→ **Task brief**: Omit pictures and quote the listing below line by line, from its start through the line that holds "12, interval: 2".

════════════════════

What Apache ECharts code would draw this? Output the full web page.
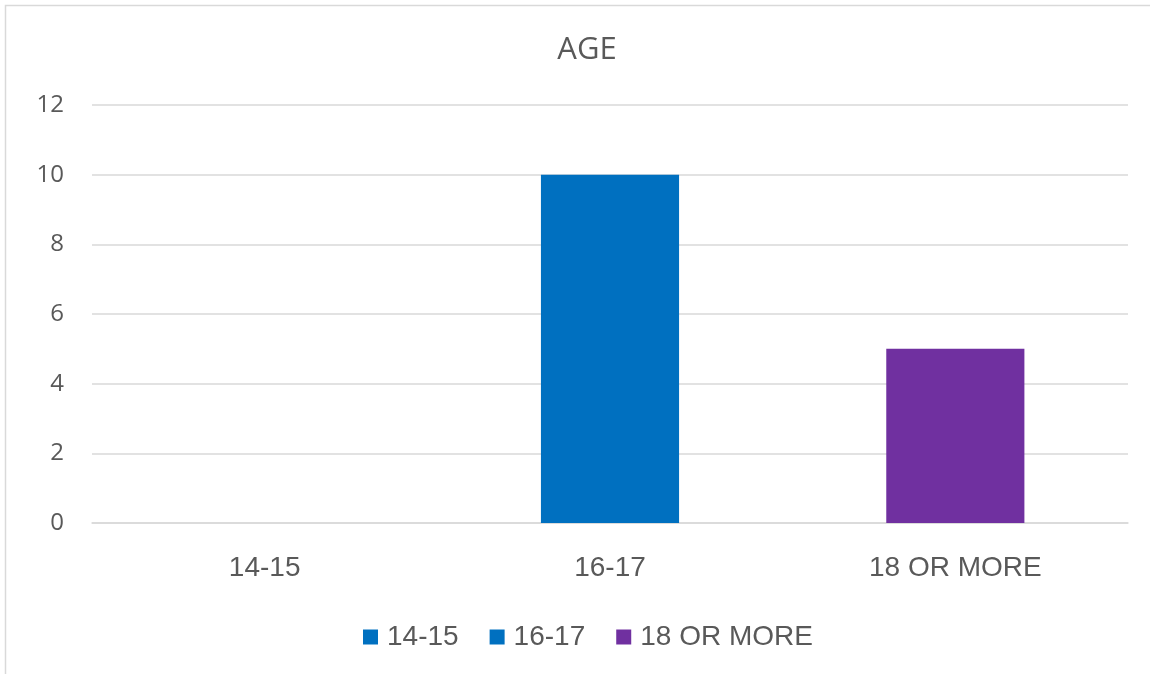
<!DOCTYPE html>
<html>
<head>
<meta charset="utf-8">
<script src="https://cdn.jsdelivr.net/npm/echarts@6/dist/echarts.min.js"></script>
<style>
  html, body { margin: 0; padding: 0; background: #ffffff; }
  #chart { width: 1150px; height: 674px; }
</style>
</head>
<body>
<div id="chart"></div>
<script>
// Age groups and respondent counts
const categories = ['14-15', '16-17', '18 OR MORE'];
const counts = [0, 10, 5];
const colors = ['#0070C0', '#0070C0', '#7030A0'];
const yTicks = { min: 0, max: 12, interval: 2 };

// One series per age group so each gets its own legend entry;
// stacking keeps every bar centred on its category.
const series = categories.map((name, i) => ({
  name: name,
  type: 'bar',
  stack: 'age',
  barWidth: '40%',
  itemStyle: { color: colors[i] },
  data: categories.map((_, j) => (j === i ? counts[i] : '-'))
}));

const chart = echarts.init(document.getElementById('chart'), null, { renderer: 'canvas' });
chart.setOption({
  backgroundColor: '#ffffff',
  animation: false,
  graphic: [{
    type: 'rect',
    shape: { x: 5.5, y: 5.5, width: 1200, height: 700 },
    style: { fill: 'none', stroke: '#d9d9d9', lineWidth: 1.5 },
    silent: true
  }],
  title: {
    text: 'AGE',
    left: 582,
    top: 30,
    textAlign: 'center',
    textStyle: { fontFamily: 'Open Sans', fontSize: 31, fontWeight: 'normal', color: '#595959' }
  },
  grid: { left: 92, right: 22, top: 105, bottom: 151, containLabel: false },
  legend: {
    bottom: 18,
    left: 358,
    icon: 'rect',
    itemWidth: 15,
    itemHeight: 15,
    itemGap: 31,
    textStyle: { fontFamily: 'Liberation Sans', fontSize: 28, color: '#595959', padding: [0, 0, 0, 4] },
    data: categories
  },
  xAxis: {
    type: 'category',
    data: categories,
    axisLine: { show: true, lineStyle: { color: '#d9d9d9', width: 1.5 } },
    axisTick: { show: false },
    axisLabel: { fontFamily: 'Liberation Sans', fontSize: 28, color: '#595959', margin: 31 }
  },
  yAxis: {
    type: 'value',
    min: yTicks.min,
    max: yTicks.max,
    interval: yTicks.interval,
    axisLine: { show: false },
    axisTick: { show: false },
    splitLine: { lineStyle: { color: '#d9d9d9', width: 1.5 } },
    axisLabel: { fontFamily: 'Open Sans', fontSize: 24, color: '#595959', margin: 28 }
  },
  series: series
});
</script>
</body>
</html>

════════════════════

→ **Task output**:
What Apache ECharts code would draw this? Output the full web page.
<!DOCTYPE html>
<html>
<head>
<meta charset="utf-8">
<script src="https://cdn.jsdelivr.net/npm/echarts@6/dist/echarts.min.js"></script>
<style>
  html, body { margin: 0; padding: 0; background: #ffffff; }
  #chart { width: 1150px; height: 674px; }
</style>
</head>
<body>
<div id="chart"></div>
<script>
// Age groups and respondent counts
const categories = ['14-15', '16-17', '18 OR MORE'];
const counts = [0, 10, 5];
const colors = ['#0070C0', '#0070C0', '#7030A0'];
const yTicks = { min: 0, max: 12, interval: 2 };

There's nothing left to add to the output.